Friday included the cross-cutting program “Leveraging the Rise of Law in Popular Culture,” an Institutional Advancement session that featured Dean Strang, the defense attorney made famous by the Netflix docuseries Making a Murderer. Strang was also the guest of honor at the Institutional Advancement reception, where he gave a talk on “Systemic Justice and the Law School Curriculum.”
Dean Strang (defense attorney in the Netflix docuseries “Making a Murderer”) gives a talk on Systemic Justice and the Law School Curriculum at the Institutional Advancement reception.
The Annual Meeting hosted a variety of hot topic programs throughout the conference, aimed at discussing current and pressing issues in the legal world and in American society.
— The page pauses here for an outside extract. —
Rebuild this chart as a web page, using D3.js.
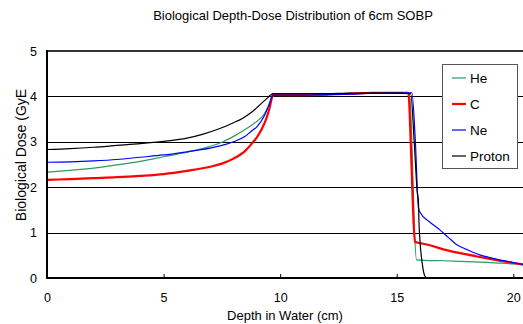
<!DOCTYPE html>
<html>
<head>
<meta charset="utf-8">
<script src="https://cdn.jsdelivr.net/npm/d3@7/dist/d3.min.js"></script>
<style>
  html, body { margin: 0; padding: 0; background: #fff; }
  svg { display: block; font-family: Arial, "Liberation Sans", sans-serif; }
</style>
</head>
<body>
<svg id="chart" width="523" height="324"></svg>
<script>
// ---- data ----
const title = "Biological Depth-Dose Distribution of 6cm SOBP";
const xLabel = "Depth in Water (cm)";
const yLabel = "Biological Dose (GyE";
const xTicks = [0, 5, 10, 15, 20];
const yTicks = [0, 1, 2, 3, 4, 5];
const seriesNames = ["He", "C", "Ne", "Proton"];

const heDepth = [0, 1, 2, 3, 4, 5, 6, 7, 7.5, 8, 8.5, 9, 9.3, 9.5, 9.7, 10, 11, 12, 13, 14, 15, 15.55, 15.65, 15.75, 15.85, 16.2, 17, 18, 19, 20, 20.5];
const heDose  = [2.33, 2.37, 2.42, 2.49, 2.57, 2.67, 2.77, 2.9, 2.99, 3.12, 3.27, 3.45, 3.6, 3.8, 4.05, 4.04, 4.04, 4.05, 4.06, 4.07, 4.07, 4.06, 3.0, 1.2, 0.40, 0.39, 0.38, 0.36, 0.34, 0.31, 0.30];

const cDepth = [0, 1, 2, 3, 4, 5, 6, 7, 7.5, 8, 8.5, 8.8, 9, 9.2, 9.4, 9.55, 9.7, 10, 11, 12, 13, 14, 15, 15.5, 15.6, 15.7, 15.78, 16, 16.5, 17, 18, 19, 20, 20.5];
const cDose  = [2.16, 2.18, 2.2, 2.22, 2.25, 2.29, 2.36, 2.45, 2.52, 2.63, 2.8, 2.97, 3.1, 3.27, 3.5, 3.75, 4.04, 4.03, 4.03, 4.04, 4.06, 4.08, 4.08, 4.08, 3.0, 1.5, 0.80, 0.77, 0.71, 0.63, 0.52, 0.42, 0.33, 0.29];

const neDepth = [0, 1, 2, 3, 4, 5, 6, 7, 7.5, 8, 8.5, 8.8, 9, 9.3, 9.5, 9.7, 10, 11, 12, 13, 14, 15, 15.65, 15.8, 15.93, 16.0, 16.4, 16.85, 17.2, 17.56, 18, 18.56, 19, 19.4, 20, 20.5];
const neDose  = [2.55, 2.56, 2.58, 2.61, 2.66, 2.71, 2.78, 2.86, 2.92, 3.0, 3.12, 3.25, 3.33, 3.55, 3.78, 4.03, 4.03, 4.03, 4.04, 4.05, 4.07, 4.08, 4.08, 3.0, 1.55, 1.45, 1.24, 1.06, 0.9, 0.74, 0.63, 0.51, 0.45, 0.40, 0.34, 0.29];

const pDepth = [0, 1, 2, 3, 4, 5, 6, 6.7, 7.3, 8, 8.4, 8.8, 9.1, 9.4, 9.7, 10, 11, 12, 13, 14, 15, 15.6, 15.75, 15.88, 15.93, 15.95, 16.0, 16.1, 16.2, 16.3];
const pDose  = [2.83, 2.85, 2.88, 2.92, 2.96, 3.01, 3.08, 3.17, 3.27, 3.42, 3.52, 3.66, 3.8, 3.94, 4.06, 4.06, 4.06, 4.06, 4.07, 4.07, 4.07, 4.06, 3.0, 1.9, 1.7, 1.3, 0.8, 0.3, 0.05, 0.0];

const seriesDepth = [heDepth, cDepth, neDepth, pDepth];
const seriesDose = [heDose, cDose, neDose, pDose];
const seriesColor = ["#2e9960", "#ff0000", "#0000ff", "#000000"];
const seriesWidth = [1.2, 2.2, 1.2, 1.2];

// ---- layout ----
const svg = d3.select("#chart");
const plotLeft = 47, plotTop = 51, plotBottom = 278;
const x = d3.scaleLinear().domain([0, 20]).range([plotLeft, 513.3]);
const y = d3.scaleLinear().domain([0, 5]).range([plotBottom, plotTop]);
const xMax = 20.6;

// gridlines
svg.append("g").selectAll("line")
  .data(yTicks.filter(d => d > 0 && d < 5))
  .join("line")
  .attr("x1", plotLeft).attr("x2", x(xMax))
  .attr("y1", d => Math.round(y(d)) + 0.5).attr("y2", d => Math.round(y(d)) + 0.5)
  .attr("stroke", "#000").attr("stroke-width", 1);

// top frame
svg.append("line")
  .attr("x1", plotLeft).attr("x2", x(xMax))
  .attr("y1", y(5)).attr("y2", y(5))
  .attr("stroke", "#333").attr("stroke-width", 2);

// series
const line = d3.line().x(d => x(d[0])).y(d => y(d[1])).curve(d3.curveMonotoneX);
seriesNames.forEach((name, i) => {
  const pts = seriesDepth[i].map((d, j) => [d, seriesDose[i][j]]);
  svg.append("path")
    .datum(pts)
    .attr("d", line)
    .attr("fill", "none")
    .attr("stroke", seriesColor[i])
    .attr("stroke-width", seriesWidth[i])
    .attr("stroke-linejoin", "round");
});

// axes
const xAxis = d3.axisBottom(x).tickValues(xTicks).tickSize(-4).tickPadding(15);
const gx = svg.append("g").attr("transform", `translate(0,${plotBottom})`).call(xAxis);
gx.select(".domain").remove();
gx.selectAll(".tick line").attr("stroke", "#000");
gx.selectAll(".tick text").attr("font-size", 12.5).attr("font-family", "Arial, 'Liberation Sans', sans-serif").attr("fill", "#000");
svg.append("line").attr("x1", plotLeft).attr("x2", x(xMax)).attr("y1", plotBottom).attr("y2", plotBottom).attr("stroke", "#000").attr("stroke-width", 2);

const yAxis = d3.axisLeft(y).tickValues(yTicks).tickFormat(d3.format("d")).tickSize(0).tickPadding(10);
const gy = svg.append("g").attr("transform", `translate(${plotLeft},0)`).call(yAxis);
gy.select(".domain").remove();
gy.selectAll(".tick text").attr("font-size", 12.5).attr("font-family", "Arial, 'Liberation Sans', sans-serif").attr("fill", "#000");
svg.append("line").attr("x1", plotLeft).attr("x2", plotLeft).attr("y1", plotTop - 1).attr("y2", plotBottom + 1).attr("stroke", "#000").attr("stroke-width", 2);

// title and labels
svg.append("text").attr("x", 293).attr("y", 20).attr("text-anchor", "middle")
  .attr("font-size", 13).text(title);
svg.append("text").attr("x", 285).attr("y", 320).attr("text-anchor", "middle")
  .attr("font-size", 13).text(xLabel);
svg.append("text").attr("transform", "translate(26,155) rotate(-90)").attr("text-anchor", "middle")
  .attr("font-size", 14).text(yLabel);

// legend
const lg = svg.append("g");
lg.append("rect").attr("x", 442.5).attr("y", 64.5).attr("width", 75).attr("height", 104)
  .attr("fill", "#fff").attr("stroke", "#555").attr("stroke-width", 1);
const legendY = d3.scalePoint().domain(seriesNames).range([78, 156]);
seriesNames.forEach((name, i) => {
  const yy = legendY(name);
  lg.append("line").attr("x1", 452).attr("x2", 466).attr("y1", yy).attr("y2", yy)
    .attr("stroke", seriesColor[i]).attr("stroke-width", seriesWidth[i]);
  lg.append("text").attr("x", 470).attr("y", yy).attr("dy", "0.36em")
    .attr("font-size", 13.5).text(name);
});
</script>
</body>
</html>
These included freedom of the press under President Trump, sustainability disclosure in relation to recent Securities and Exchange Commission guidance, declining rates of passing bar exam scores, federal power over immigration, the future of reproductive rights and justice, and a current lawsuit that may be the new face of the climate change fight.
Audience members line up to pose questions during the discussion portion of the Hot Topic program on bar exam scores and new ABA pass standards.
The 101 AALS Sections created the majority of the programming at the Annual Meeting, with topics and sessions appealing to various subjects and perspectives on the law.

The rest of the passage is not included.